Sebastiaen Vrancx
Biography
ContextSebastiaen Vrancx was born in Antwerp in 1573, during a period of uprisings against the ruling Spanish government. Son of Jan Vrancx and Barbara Coutereau, he was a pupil of Adam van Noort (1561/62-641) according to Karel van Mander's Schilderboeck. His apprenticeship was completed by a stay in Italy in 1596, before returning to Antwerp where he became a free master in 1600. The trip to Italy was important: he stayed in Rome, where he visited the studio of the Antwerp-born painter Paul Bril (1553/54-1626), then went onto Venice, where he was in contact with Lodewijk Toeput (1550-1604/05), followed by Naples. Influences from the Renaissance and Antiquity can be seen in his ornamentations and ruin motifs. In 1610, he became a member of the Guild of Romanists, also known as the Brotherhood of St. Paul and St. Peter. Established at Antwerp Cathedral in 1572, it required its members to have visited Rome and to perpetuate the Romanist tradition. Vrancx was appointed dean in 1617. Before that, he was made second dean of the Antwerp Guild of Saint Luke in 1610, then first dean in 1611. He went on to serve two five-year terms as captain of the Civil Guard between 1621 and 1631.
A member of the De Violieren chamber of rhetoric, writing poetry and plays, Vrancx’s body of work was composed of pioneering cavalry and battle scenes, church interiors, landscapes and genre scenes inspired by Bruegel. Erudite and versatile, he was a precursor of the Antwerp school and very popular in his home town. His patrons and clients included Christian IV of Denmark.

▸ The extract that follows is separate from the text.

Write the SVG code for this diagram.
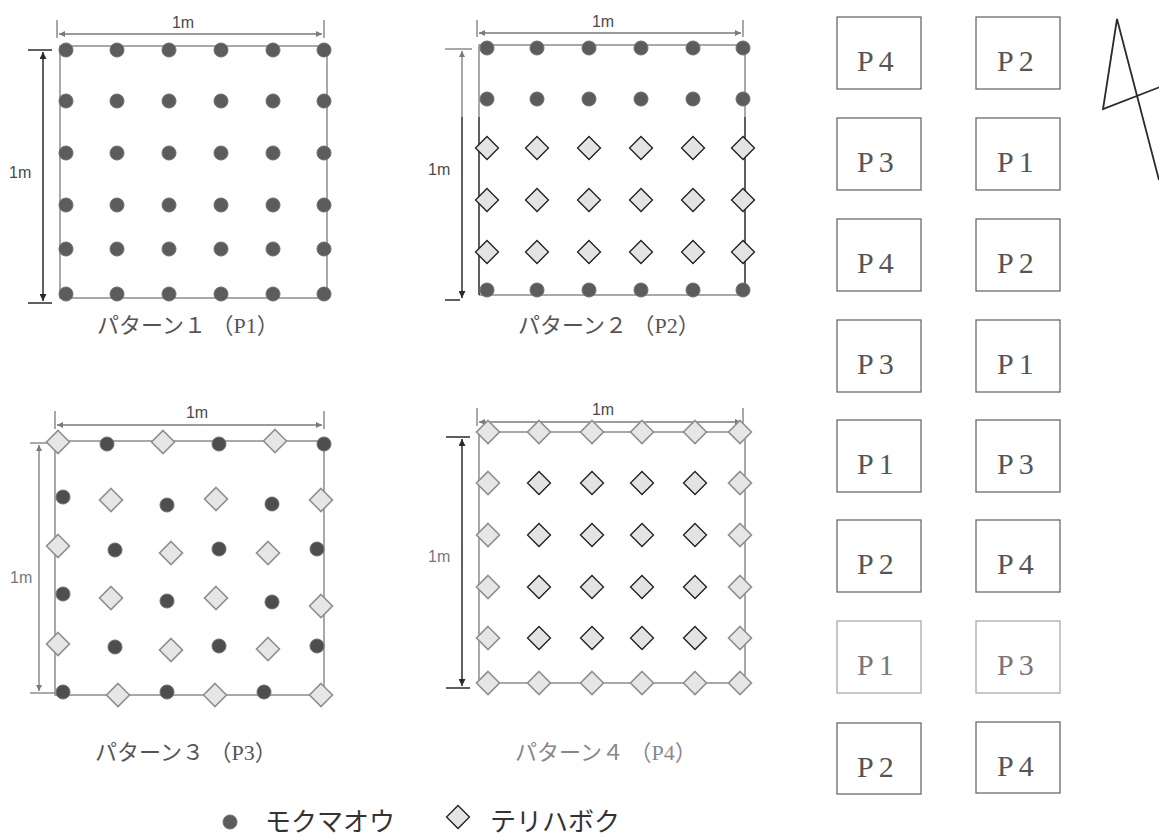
<svg xmlns="http://www.w3.org/2000/svg" xmlns:xlink="http://www.w3.org/1999/xlink" width="1159" height="836" viewBox="0 0 1159 836">
<style>
.frame{fill:none;stroke:#8c8c8c;stroke-width:1.5}
.frk{fill:none;stroke:#2a2a2a;stroke-width:1.5}
.dot{fill:#5c5c5c;stroke:#6e6e6e;stroke-width:1}
.dk{fill:#e3e3e3;stroke:#1e1e1e;stroke-width:1.3}
.dg{fill:#e6e6e6;stroke:#8e8e8e;stroke-width:1.6}
.dimg{stroke:#7a7a7a;stroke-width:1.3;fill:none}
.dimk{stroke:#2a2a2a;stroke-width:1.5;fill:none}
.lbl{font-family:"Liberation Sans",Arial,sans-serif;font-size:16px;fill:#4a4a4a}
.cap{font-family:"Liberation Serif","Noto Sans CJK JP",serif;font-size:22px;fill:#555}
.box{fill:#fff;stroke:#6a6a6a;stroke-width:1.3}
.bt{font-family:"Liberation Serif","Times New Roman",serif;font-size:30px;fill:#555;letter-spacing:5px}
.leg{font-family:"Noto Sans CJK JP",sans-serif;font-size:26px;fill:#333}
</style>
<defs>
<path id="dm" d="M0,-11.5 L11.5,0 L0,11.5 L-11.5,0 Z"/>
<marker id="ag" viewBox="0 0 10 10" refX="10" refY="5" markerWidth="7" markerHeight="6" markerUnits="userSpaceOnUse" orient="auto-start-reverse"><path d="M0,0 L10,5 L0,10 Z" fill="#7a7a7a"/></marker>
<marker id="ak" viewBox="0 0 10 10" refX="10" refY="5" markerWidth="7" markerHeight="7" markerUnits="userSpaceOnUse" orient="auto-start-reverse"><path d="M0,0 L10,5 L0,10 Z" fill="#2a2a2a"/></marker>
</defs>
<rect width="1159" height="836" fill="#fff"/>

<g id="connectors">
<!-- P1 dimensions -->
<line class="dimg" x1="57" y1="20" x2="57" y2="38"/>
<line class="dimg" x1="324" y1="20" x2="324" y2="38"/>
<line class="dimg" x1="59" y1="34" x2="322" y2="34" marker-start="url(#ag)" marker-end="url(#ag)"/>
<line class="dimk" x1="28" y1="50" x2="52" y2="50"/>
<line class="dimk" x1="28" y1="303" x2="52" y2="303"/>
<line class="dimk" x1="43" y1="52" x2="43" y2="301" marker-start="url(#ak)" marker-end="url(#ak)"/>
<!-- P2 dimensions -->
<line class="dimg" x1="477" y1="20" x2="477" y2="37"/>
<line class="dimg" x1="743" y1="20" x2="743" y2="37"/>
<line class="dimg" x1="479" y1="33" x2="741" y2="33" marker-start="url(#ag)" marker-end="url(#ag)"/>
<line class="dimg" x1="445" y1="49" x2="472" y2="49"/>
<line class="dimk" x1="445" y1="300" x2="460" y2="300"/>
<line class="dimg" x1="462" y1="51" x2="462" y2="117" marker-start="url(#ag)"/>
<line class="dimk" x1="462" y1="117" x2="462" y2="298" marker-end="url(#ak)"/>
<!-- P3 dimensions -->
<line class="dimg" x1="55" y1="411" x2="55" y2="429"/>
<line class="dimg" x1="324" y1="411" x2="324" y2="429"/>
<line class="dimg" x1="57" y1="425" x2="322" y2="425" marker-start="url(#ag)" marker-end="url(#ag)"/>
<line class="dimg" x1="30" y1="443" x2="55" y2="443"/>
<line class="dimg" x1="30" y1="693" x2="55" y2="693"/>
<line class="dimg" x1="39" y1="445" x2="39" y2="691" marker-start="url(#ag)" marker-end="url(#ag)"/>
<!-- P4 dimensions -->
<line class="dimg" x1="477" y1="408" x2="477" y2="426"/>
<line class="dimg" x1="743" y1="408" x2="743" y2="426"/>
<line class="dimg" x1="479" y1="422" x2="741" y2="422" marker-start="url(#ag)" marker-end="url(#ag)"/>
<line class="dimk" x1="446" y1="437" x2="470" y2="437"/>
<line class="dimk" x1="446" y1="688" x2="470" y2="688"/>
<line class="dimk" x1="462" y1="439" x2="462" y2="686" marker-start="url(#ak)" marker-end="url(#ak)"/>
</g>

<g id="pattern1">
<rect class="frame" x="60" y="46" width="267" height="252"/>
<text class="lbl" x="183" y="28" text-anchor="middle">1m</text>
<text class="lbl" x="9" y="178">1m</text>
<g class="dot">
<circle cx="66" cy="50" r="7"/><circle cx="117" cy="50" r="7"/><circle cx="169" cy="50" r="7"/><circle cx="221" cy="50" r="7"/><circle cx="273" cy="50" r="7"/><circle cx="324" cy="50" r="7"/>
<circle cx="66" cy="101" r="7"/><circle cx="117" cy="101" r="7"/><circle cx="169" cy="101" r="7"/><circle cx="221" cy="101" r="7"/><circle cx="273" cy="101" r="7"/><circle cx="324" cy="101" r="7"/>
<circle cx="66" cy="153" r="7"/><circle cx="117" cy="153" r="7"/><circle cx="169" cy="153" r="7"/><circle cx="221" cy="153" r="7"/><circle cx="273" cy="153" r="7"/><circle cx="324" cy="153" r="7"/>
<circle cx="66" cy="205" r="7"/><circle cx="117" cy="205" r="7"/><circle cx="169" cy="205" r="7"/><circle cx="221" cy="205" r="7"/><circle cx="273" cy="205" r="7"/><circle cx="324" cy="205" r="7"/>
<circle cx="66" cy="249" r="7"/><circle cx="117" cy="249" r="7"/><circle cx="169" cy="249" r="7"/><circle cx="221" cy="249" r="7"/><circle cx="273" cy="249" r="7"/><circle cx="324" cy="249" r="7"/>
<circle cx="66" cy="294" r="7"/><circle cx="117" cy="294" r="7"/><circle cx="169" cy="294" r="7"/><circle cx="221" cy="294" r="7"/><circle cx="273" cy="294" r="7"/><circle cx="324" cy="294" r="7"/>
</g>
<text class="cap" x="97" y="333">パターン１ （P1）</text>
</g>

<g id="pattern2">
<path class="frame" d="M479,117 L479,45 L745,45 L745,117 M479,295 L745,295"/>
<path class="frk" d="M479,117 L479,295 M745,117 L745,295"/>
<text class="lbl" x="603" y="27" text-anchor="middle">1m</text>
<text class="lbl" x="428" y="175">1m</text>
<g class="dot">
<circle cx="487" cy="48" r="7"/><circle cx="537" cy="48" r="7"/><circle cx="589" cy="48" r="7"/><circle cx="641" cy="48" r="7"/><circle cx="693" cy="48" r="7"/><circle cx="743" cy="48" r="7"/>
<circle cx="487" cy="99" r="7"/><circle cx="537" cy="99" r="7"/><circle cx="589" cy="99" r="7"/><circle cx="641" cy="99" r="7"/><circle cx="693" cy="99" r="7"/><circle cx="743" cy="99" r="7"/>
<circle cx="487" cy="290" r="7"/><circle cx="537" cy="290" r="7"/><circle cx="589" cy="290" r="7"/><circle cx="641" cy="290" r="7"/><circle cx="693" cy="290" r="7"/><circle cx="743" cy="290" r="7"/>
</g>
<g class="dk">
<use href="#dm" x="487" y="148"/><use href="#dm" x="537" y="148"/><use href="#dm" x="589" y="148"/><use href="#dm" x="641" y="148"/><use href="#dm" x="693" y="148"/><use href="#dm" x="743" y="148"/>
<use href="#dm" x="487" y="200"/><use href="#dm" x="537" y="200"/><use href="#dm" x="589" y="200"/><use href="#dm" x="641" y="200"/><use href="#dm" x="693" y="200"/><use href="#dm" x="743" y="200"/>
<use href="#dm" x="487" y="252"/><use href="#dm" x="537" y="252"/><use href="#dm" x="589" y="252"/><use href="#dm" x="641" y="252"/><use href="#dm" x="693" y="252"/><use href="#dm" x="743" y="252"/>
</g>
<text class="cap" x="518" y="333">パターン２ （P2）</text>
</g>

<g id="pattern3">
<rect class="frame" x="55" y="441" width="269" height="254"/>
<text class="lbl" x="197" y="418" text-anchor="middle">1m</text>
<text class="lbl" x="10" y="583" style="fill:#777">1m</text>
<g class="dot" style="fill:#4e4e4e">
<circle cx="107" cy="444" r="7"/><circle cx="219" cy="444" r="7"/><circle cx="324" cy="444" r="7"/>
<circle cx="63" cy="497" r="7"/><circle cx="167" cy="505" r="7"/><circle cx="272" cy="504" r="7"/>
<circle cx="115" cy="550" r="7"/><circle cx="219" cy="549" r="7"/><circle cx="317" cy="549" r="7"/>
<circle cx="63" cy="594" r="7"/><circle cx="167" cy="601" r="7"/><circle cx="272" cy="602" r="7"/>
<circle cx="115" cy="647" r="7"/><circle cx="219" cy="646" r="7"/><circle cx="317" cy="646" r="7"/>
<circle cx="63" cy="692" r="7"/><circle cx="167" cy="692" r="7"/><circle cx="264" cy="692" r="7"/>
</g>
<g class="dg">
<use href="#dm" x="58" y="442"/><use href="#dm" x="163" y="442"/><use href="#dm" x="275" y="441"/>
<use href="#dm" x="111" y="500"/><use href="#dm" x="216" y="499"/><use href="#dm" x="321" y="500"/>
<use href="#dm" x="58" y="546"/><use href="#dm" x="171" y="553"/><use href="#dm" x="268" y="553"/>
<use href="#dm" x="111" y="598"/><use href="#dm" x="216" y="598"/><use href="#dm" x="321" y="606"/>
<use href="#dm" x="58" y="644"/><use href="#dm" x="171" y="650"/><use href="#dm" x="268" y="649"/>
<use href="#dm" x="118" y="695"/><use href="#dm" x="215" y="695"/><use href="#dm" x="321" y="695"/>
</g>
<text class="cap" x="95" y="760">パターン３ （P3）</text>
</g>

<g id="pattern4">
<rect class="frame" x="479" y="432" width="266" height="251"/>
<text class="lbl" x="603" y="415" text-anchor="middle">1m</text>
<text class="lbl" x="428" y="562" style="fill:#777">1m</text>
<g class="dg">
<use href="#dm" x="488" y="432"/><use href="#dm" x="539" y="432"/><use href="#dm" x="592" y="432"/><use href="#dm" x="642" y="432"/><use href="#dm" x="695" y="432"/><use href="#dm" x="740" y="432"/>
<use href="#dm" x="488" y="483"/><use href="#dm" x="740" y="483"/>
<use href="#dm" x="488" y="535"/><use href="#dm" x="740" y="535"/>
<use href="#dm" x="488" y="587"/><use href="#dm" x="740" y="587"/>
<use href="#dm" x="488" y="638"/><use href="#dm" x="740" y="638"/>
<use href="#dm" x="488" y="683"/><use href="#dm" x="539" y="683"/><use href="#dm" x="592" y="683"/><use href="#dm" x="642" y="683"/><use href="#dm" x="695" y="683"/><use href="#dm" x="740" y="683"/>
</g>
<g class="dk">
<use href="#dm" x="539" y="483"/><use href="#dm" x="592" y="483"/><use href="#dm" x="642" y="483"/><use href="#dm" x="695" y="483"/>
<use href="#dm" x="539" y="535"/><use href="#dm" x="592" y="535"/><use href="#dm" x="642" y="535"/><use href="#dm" x="695" y="535"/>
<use href="#dm" x="539" y="587"/><use href="#dm" x="592" y="587"/><use href="#dm" x="642" y="587"/><use href="#dm" x="695" y="587"/>
<use href="#dm" x="539" y="638"/><use href="#dm" x="592" y="638"/><use href="#dm" x="642" y="638"/><use href="#dm" x="695" y="638"/>
</g>
<text class="cap" x="515" y="760" style="fill:#888">パターン４ （P4）</text>
</g>

<g id="plots">
<g id="plot-r1c1"><rect class="box" x="837" y="17" width="84" height="72"/><text class="bt" x="857" y="71">P4</text></g>
<g id="plot-r1c2"><rect class="box" x="976" y="17" width="84" height="72"/><text class="bt" x="997" y="71">P2</text></g>
<g id="plot-r2c1"><rect class="box" x="837" y="118" width="84" height="72"/><text class="bt" x="857" y="172">P3</text></g>
<g id="plot-r2c2"><rect class="box" x="976" y="118" width="84" height="72"/><text class="bt" x="997" y="172">P1</text></g>
<g id="plot-r3c1"><rect class="box" x="837" y="219" width="84" height="72"/><text class="bt" x="857" y="273">P4</text></g>
<g id="plot-r3c2"><rect class="box" x="976" y="219" width="84" height="72"/><text class="bt" x="997" y="273">P2</text></g>
<g id="plot-r4c1"><rect class="box" x="837" y="320" width="84" height="72"/><text class="bt" x="857" y="374">P3</text></g>
<g id="plot-r4c2"><rect class="box" x="976" y="320" width="84" height="72"/><text class="bt" x="997" y="374">P1</text></g>
<g id="plot-r5c1"><rect class="box" x="837" y="420" width="84" height="72"/><text class="bt" x="857" y="474">P1</text></g>
<g id="plot-r5c2"><rect class="box" x="976" y="420" width="84" height="72"/><text class="bt" x="997" y="474">P3</text></g>
<g id="plot-r6c1"><rect class="box" x="837" y="520" width="84" height="72"/><text class="bt" x="857" y="574">P2</text></g>
<g id="plot-r6c2"><rect class="box" x="976" y="520" width="84" height="72"/><text class="bt" x="997" y="574">P4</text></g>
<g id="plot-r7c1"><rect class="box" x="837" y="621" width="84" height="72" style="stroke:#aaa"/><text class="bt" x="857" y="675" style="fill:#777">P1</text></g>
<g id="plot-r7c2"><rect class="box" x="976" y="621" width="84" height="72" style="stroke:#aaa"/><text class="bt" x="997" y="675" style="fill:#777">P3</text></g>
<g id="plot-r8c1"><rect class="box" x="837" y="723" width="84" height="71"/><text class="bt" x="857" y="777">P2</text></g>
<g id="plot-r8c2"><rect class="box" x="976" y="722" width="84" height="71"/><text class="bt" x="997" y="776">P4</text></g>
</g>

<g id="north">
<path d="M1159,180 L1117,19 L1103,109 L1160,87" fill="none" stroke="#2a2a2a" stroke-width="1.8" stroke-linejoin="miter"/>
</g>

<g id="legend">
<circle class="dot" cx="230" cy="822" r="7"/>
<text class="leg" x="265" y="831">モクマオウ</text>
<use class="dk" href="#dm" x="458" y="817"/>
<text class="leg" x="490" y="831">テリハボク</text>
</g>
</svg>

A contemporary of Pieter Paul Rubens and Jacob Jordaens, he adopted and retained the strong contours and viewpoint of Jan Brueghel the Elder. He was the first painter in the Southern Netherlands to specialise in paintings of looting and ambushes. His style is characterised by a distribution of colours and compositions that remain highly narrative, where figures abound, revealing an artist still influenced by the previous century. Sebastiaen Vrancx's use of colour is restrained, and the overall effect is dominated by red and dark brown. He collaborated with other artists such as Jan Bruegel the Elder, Jan Brueghel the Younger, Joos de Momper, painters of the Neefs family, Paul Vredeman de Vries, Tobias Verhaecht, Alexander Keirincx, Jan van Balen, Frans Francken II and David Vinckboons, who commissioned him to paint figures.